■ **What is needed**: Skip the pictures and quote all of the lines exactly.

■ **Data segment**:

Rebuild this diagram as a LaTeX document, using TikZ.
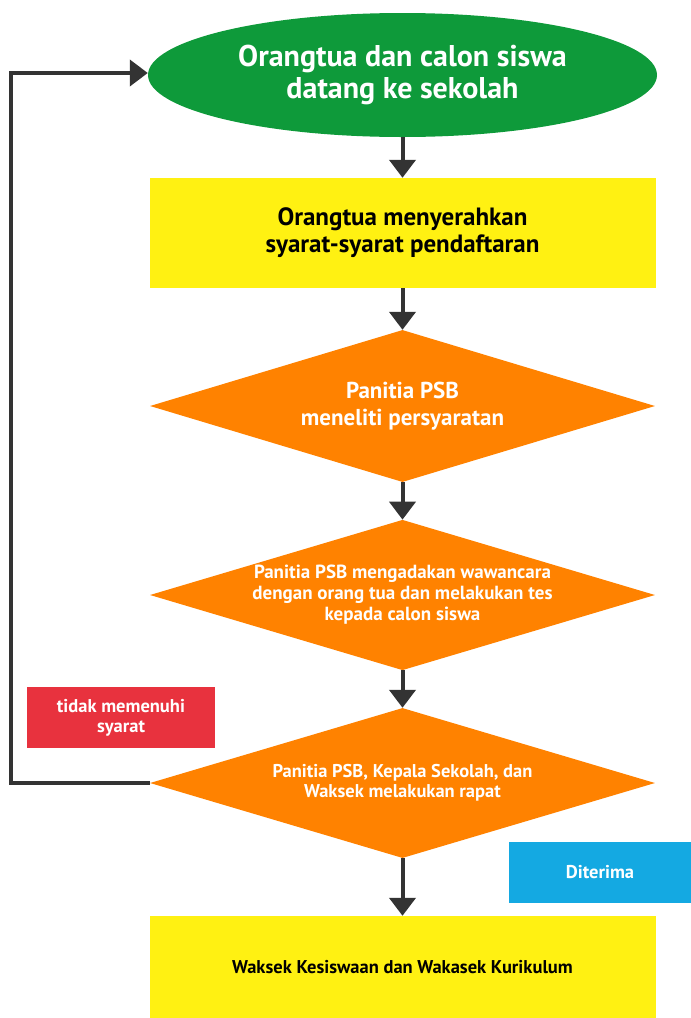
\documentclass[tikz,border=0pt]{standalone}
\usepackage{fontspec}
\setmainfont{PT Sans}
\usetikzlibrary{shapes.geometric,arrows.meta}
\definecolor{hijau}{HTML}{0E9A3A}
\definecolor{kuning}{HTML}{FFF112}
\definecolor{oranye}{HTML}{FF8200}
\definecolor{merah}{HTML}{E8323E}
\definecolor{biru}{HTML}{14A9E2}
\definecolor{panah}{HTML}{333333}
\tikzset{
    alur/.style={line width=4pt, draw=panah,
        -{Triangle[width=26pt,length=18pt]}},
    kotak/.style={rectangle, fill=kuning, minimum width=506pt,
        align=center, font=\bfseries\fontsize{25}{27}\selectfont},
    putusan/.style={diamond, fill=oranye, aspect=3.3, inner sep=0pt,
        minimum width=505pt, minimum height=150pt, align=center,
        text=white, font=\bfseries\fontsize{19}{21}\selectfont},
    label/.style={rectangle, text=white, align=center,
        font=\bfseries\fontsize{18.5}{20}\selectfont}
}
\begin{document}
\begin{tikzpicture}[x=1pt,y=-1pt]
    \fill[white] (0,0) rectangle (691,1018);
    \useasboundingbox (0,0) rectangle (691,1018);

    \node[ellipse, fill=hijau, minimum width=509pt, minimum height=124pt,
        align=center, text=white,
        font=\bfseries\fontsize{30}{32}\selectfont]
        (datang) at (402.5, 75) {Orangtua dan calon siswa\\datang ke sekolah};
    \node[kotak, minimum height=110pt]
        (syarat) at (402.5, 233) {Orangtua menyerahkan\\syarat-syarat pendaftaran};
    \node[putusan, minimum height=152pt, font=\bfseries\fontsize{23}{27}\selectfont]
        (teliti) at (402.5, 406) {Panitia PSB\\meneliti persyaratan};
    \node[putusan]
        (wawancara) at (402.5, 595) {Panitia PSB mengadakan wawancara\\dengan orang tua dan melakukan tes\\kepada calon siswa};
    \node[putusan, font=\bfseries\fontsize{18.5}{20}\selectfont]
        (rapat) at (402.5, 783) {Panitia PSB, Kepala Sekolah, dan\\Waksek melakukan rapat};
    \node[kotak, minimum height=102pt, font=\bfseries\fontsize{18.5}{20}\selectfont]
        (waksek) at (402.5, 967) {Waksek Kesiswaan dan Wakasek Kurikulum};

    \node[label, fill=merah, minimum width=188pt, minimum height=61pt]
        (gagal) at (121, 717.5) {tidak memenuhi\\syarat};
    \node[label, fill=biru, minimum width=182pt, minimum height=61pt]
        (terima) at (600, 872.5) {Diterima};

    \coordinate (balik) at (11, 0);

    \draw[alur] (datang) -- (syarat);
    \draw[alur] (syarat) -- (teliti);
    \draw[alur] (teliti) -- (wawancara);
    \draw[alur] (wawancara) -- (rapat);
    \draw[alur] (rapat) -- (waksek);
    \draw[alur] (rapat.west) -- (rapat.west -| balik) |- ([yshift=2pt]datang.west);
\end{tikzpicture}
\end{document}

■ **Expected output**:
Rebuild this diagram as a LaTeX document, using TikZ.
\documentclass[tikz,border=0pt]{standalone}
\usepackage{fontspec}
\setmainfont{PT Sans}
\usetikzlibrary{shapes.geometric,arrows.meta}
\definecolor{hijau}{HTML}{0E9A3A}
\definecolor{kuning}{HTML}{FFF112}
\definecolor{oranye}{HTML}{FF8200}
\definecolor{merah}{HTML}{E8323E}
\definecolor{biru}{HTML}{14A9E2}
\definecolor{panah}{HTML}{333333}
\tikzset{
    alur/.style={line width=4pt, draw=panah,
        -{Triangle[width=26pt,length=18pt]}},
    kotak/.style={rectangle, fill=kuning, minimum width=506pt,
        align=center, font=\bfseries\fontsize{25}{27}\selectfont},
    putusan/.style={diamond, fill=oranye, aspect=3.3, inner sep=0pt,
        minimum width=505pt, minimum height=150pt, align=center,
        text=white, font=\bfseries\fontsize{19}{21}\selectfont},
    label/.style={rectangle, text=white, align=center,
        font=\bfseries\fontsize{18.5}{20}\selectfont}
}
\begin{document}
\begin{tikzpicture}[x=1pt,y=-1pt]
    \fill[white] (0,0) rectangle (691,1018);
    \useasboundingbox (0,0) rectangle (691,1018);

    \node[ellipse, fill=hijau, minimum width=509pt, minimum height=124pt,
        align=center, text=white,
        font=\bfseries\fontsize{30}{32}\selectfont]
        (datang) at (402.5, 75) {Orangtua dan calon siswa\\datang ke sekolah};
    \node[kotak, minimum height=110pt]
        (syarat) at (402.5, 233) {Orangtua menyerahkan\\syarat-syarat pendaftaran};
    \node[putusan, minimum height=152pt, font=\bfseries\fontsize{23}{27}\selectfont]
        (teliti) at (402.5, 406) {Panitia PSB\\meneliti persyaratan};
    \node[putusan]
        (wawancara) at (402.5, 595) {Panitia PSB mengadakan wawancara\\dengan orang tua dan melakukan tes\\kepada calon siswa};
    \node[putusan, font=\bfseries\fontsize{18.5}{20}\selectfont]
        (rapat) at (402.5, 783) {Panitia PSB, Kepala Sekolah, dan\\Waksek melakukan rapat};
    \node[kotak, minimum height=102pt, font=\bfseries\fontsize{18.5}{20}\selectfont]
        (waksek) at (402.5, 967) {Waksek Kesiswaan dan Wakasek Kurikulum};

    \node[label, fill=merah, minimum width=188pt, minimum height=61pt]
        (gagal) at (121, 717.5) {tidak memenuhi\\syarat};
    \node[label, fill=biru, minimum width=182pt, minimum height=61pt]
        (terima) at (600, 872.5) {Diterima};

    \coordinate (balik) at (11, 0);

    \draw[alur] (datang) -- (syarat);
    \draw[alur] (syarat) -- (teliti);
    \draw[alur] (teliti) -- (wawancara);
    \draw[alur] (wawancara) -- (rapat);
    \draw[alur] (rapat) -- (waksek);
    \draw[alur] (rapat.west) -- (rapat.west -| balik) |- ([yshift=2pt]datang.west);
\end{tikzpicture}
\end{document}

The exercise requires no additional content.